Volume 9 · 254 words · 1823 Edition

John Francis Paul, Cardinal de Retz, was the son of Philip Emanuel de Gondi, Count de Joigny, lieutenant-general, &c. and was born in 1613. From a doctor of the Sorbonne, he first became co-adjutor to his uncle John Francis de Gondi, whom he succeeded in 1634 as archbishop of Paris; and was finally made a cardinal. This extraordinary person has drawn his own character in his memoirs with impartiality. He was a man who, from the greatest degree of debauchery, and still languishing under its consequences, made himself adored by the people as a preacher. At the age of 23, he was at the head of a conspiracy against the life of Cardinal Richelieu; he precipitated the parliament into cabals, and the people into sedition: he was (says M. Voltaire) the first bishop who carried on a civil war without the mask of religion.
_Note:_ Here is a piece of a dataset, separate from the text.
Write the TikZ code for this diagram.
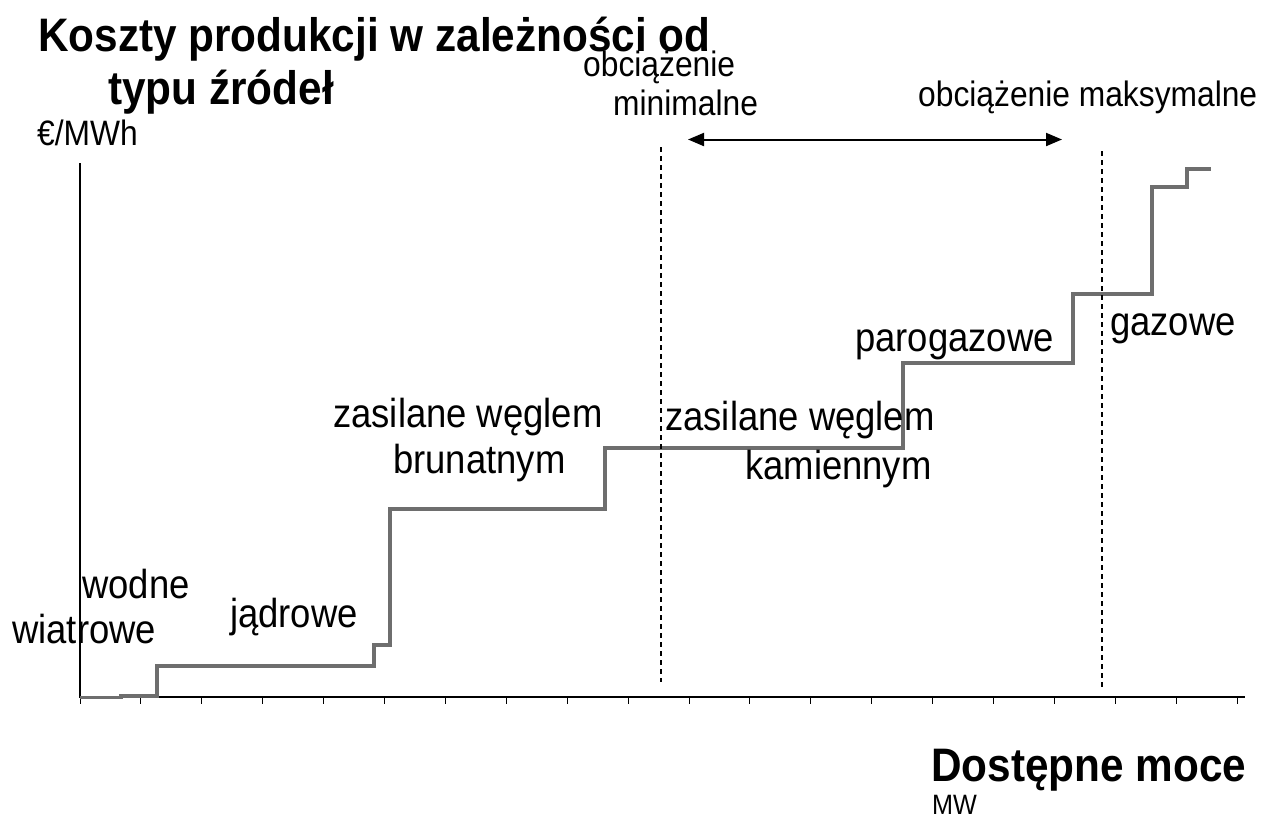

However, his intrigues and schemes turned out so ill, that he was obliged to quit France; and he lived the life of a vagrant exile for five or six years, till the death of his great enemy Cardinal Mazarin, when he returned on certain stipulated conditions. After assisting in the conclave at Rome, which chose Clement IX., he retired from the world, and ended his life like a philosopher in 1679; which made Voltaire say, that in his youth he lived like Catiline, and like Atticus in his old age. He wrote his Memoirs in his retirement; the best edition of which is that of Amsterdam, 4 vols 12mo, 1719.